Workers in the home-care field long have been underpaid, and small home-care agencies often don't provide staff health insurance or paid sick time, said Kathy Messerli, director of the Minnesota HomeCare Association. DEED median wage data show personal- and home-care aides make just $12.78 an hour. Medicare and Medical Assistance reimbursement reform is needed to address those problems, she said.

Gov. Tim Walz said Tuesday that he would like to raise the minimum wage for personal-care assistants to $15 an hour. But that would cost around $300 million, Walz said, and Minnesota would require "the might of the federal government" to act on that.

For many families, Walz extended a lifeline by requiring otherwise shuttered schools to continue providing care for the children of emergency workers, such as nurses, home-care aids and nursing home staff.

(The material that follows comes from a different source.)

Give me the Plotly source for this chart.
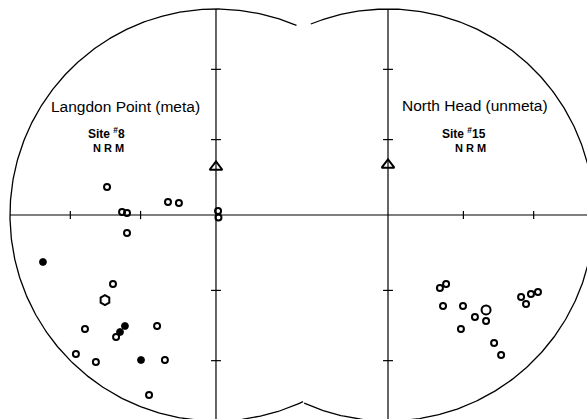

Minnesota statistics show child-care duties are often split equally between heterosexual couples when both the man and woman are working full time, Ewig said. However, she said women take on the lion's share of housework and elder care. As most school-age children are forced to stay home and parents are sidelined, Ewig said a social experiment is taking place to see how people share the work.

Emily Allen, of Cottage Grove, is balancing 12-hour shifts as a nurse at a hospital for severely ill COVID-19 patients with helping care for three children ages 4 and younger.

Her parents and husband, who works 12-hour shifts as a police officer, share the responsibility. But kids often gravitate to their mom first, Allen said. When it comes to juggling kids and work, she said, "That's just what we as women do. ... No matter what career field you are in, we've risen to the occasion."

But Allen's field is now more demanding than most. She spends her days at the newly converted Bethesda Hospital St. Paul directing other nurses and caring for patients. The nursing staff is almost entirely women.

It's still quiet enough that she has one-on-one time to spend with patients, washing their hair or rubbing their back. She knows that won't last long.

A study published by the New England Journal of Medicine assessed health care workers near the epicenter of the outbreak in Wuhan, China, for anxiety, depression, insomnia, distress and post-traumatic stress symptoms and found high rates of all of those conditions. It found symptoms were higher among nurses, women and those caring directly for COVID-19 patients.

Allen said government leaders should make sure health care workers have resources to deal with the trauma they encounter. She said some nurses have tried working at Bethesda Hospital for a day and backed out. It was just too much.

"I don't really feel like there's a good support system in place for after we get through everything," Allen said. "I'm super scared every day I go to work. And you don't ever know what you're going to see."